The 27th of January is a broad and varied day in race history with a bit of everything for everyone
There were three South American Grands Prix on this day, starting with hone hero Juan Manuel Fangio storming to 1957 Gran Premio Ciudad de Buenos Aires victory aboard a Maserati 250F in Argentina.
The other two GPs were in Brazil, where another world champion, home hero Emerson Fittipaldi steered his McLaren M23 Cosworth (above) to their tenth respective victories and their first together in a dramatic 1974 season opener. The start was delayed to clean up broken glass from overnight parties. Then the track starting breaking up after a pre-race storm washed away its verges. And torrential downpour saw the race abandoned as Fittipaldi led Clay Regazzoni’s Ferrari after 31 of the planned 40 laps.
It was easier for Rene Arnoux at Interlagos six years later, as he took his Renault RE20 to his maiden F1 victory in the 1980 GP do Brasil. Teammate Jean-Pierre Jabouille set the early pace front until he met with mechanical trouble and retired. That left Arnoux to ease off and conserve tyres en route to an easy win over Elio de Angelis’ Lotus and Alan Jones’ Williams.
There were several other races across the bottom half of the globe on this day, with two major antipodean races twice won by two great Australasian racers who both would go on to shape the sport as carmakers too. Jack Brabham won both the 1958 and ’59 South Pacific Trophies in Cooper Climaxes, while Bruce McLaren won the 1962 and ‘68 Teretonga Internationals in a Cooper Climax and a BRM P126, respectively. Down in Africa meanwhile, Dave Charlton sped to 1973 Kyalami Highveld 100 honours in his Lotus 72D Cosworth.
Breaking the southern hemisphere trend, Troy Ruttman (above)won the 1952 AAA big-car sprint race at Bay Meadows’ one-mile dirt track and Buzz Calkins ‘95 the Disney World Indy 200. Also in sunny Florida USA, Juan Pablo Montoya Scott Pruett and Salvador Duran won the 2007 Daytona 24 Hour in a Ganassi Riley Lexus, a feat Fernando Alonso, Kamui Kobayashi, Jordan Taylor and Renger van der Zande repeated aboard Wayne Taylor’s Cadillac in 2019.

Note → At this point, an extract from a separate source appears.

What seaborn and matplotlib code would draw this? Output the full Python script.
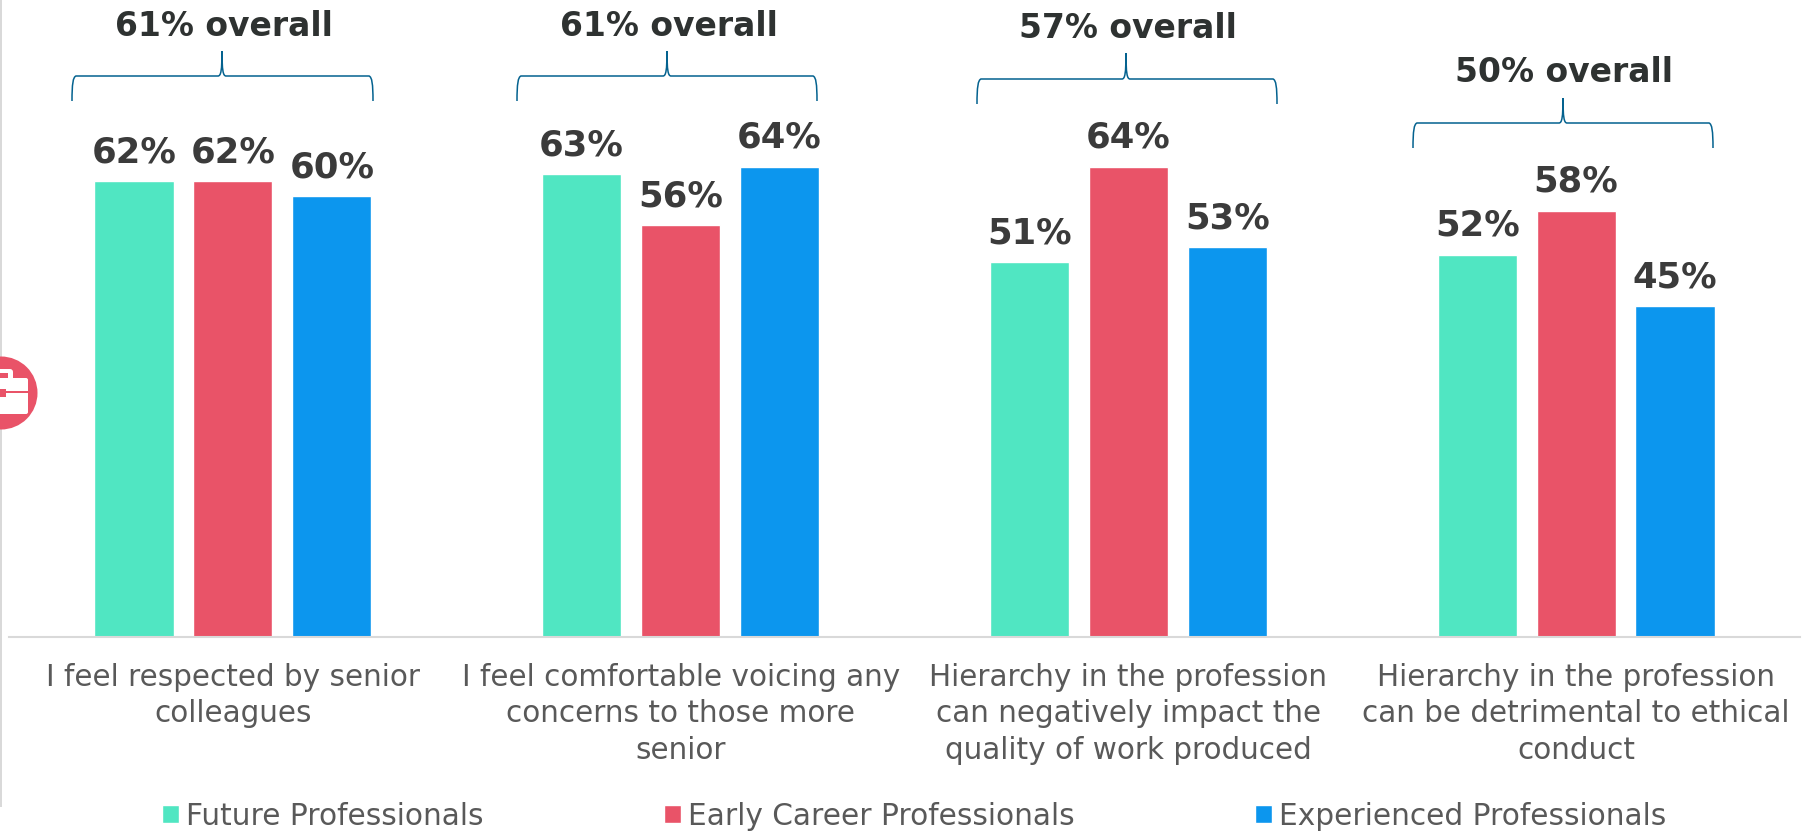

With the exception of German Walter Rohrl and his Audi quattro A2 in 1984 (below), the Monte Carlo was all about Frenchmen winning the rally on this day over the years. Didier Auriol steered his Toyota Celica Turbo to the 1993 win, Francois Delecour won driving a Ford Escort RS Cosworth in ’94 and the Sébastiens, Loeb won in a Citroen C4 WRC in 2008 and Ogier driving a Citroen C3 WRC in 2019.
Occasional F1 driver, Indycar, Trans Am and NASCAR driver George Follmer was born on this day, which also saw William K Vanderbilt Jr.’s Mercedes break Henry Ford’s land speed record with a 148.6 km/h run, where else but on Daytona Beach, today in 1904.
Elsewhere on this day, ITV signed veteran commentator Murray Walker for another year as its F1 anchor as it took the rights over from BBC in ‘97. Walker negotiated a pay rise too: “It’s only modest,” he revealed.
The FIA ditched a controversial rule penalising drivers who pitted early in a safety car period, while the pit lane also remained open in such circumstances, today in 2009. It also introduced new software regulating cars’ pit lane speeds. And John James, who raced a Maserati 4CLT/48 in the British Grand Prix, passed aged 87, today in 2002.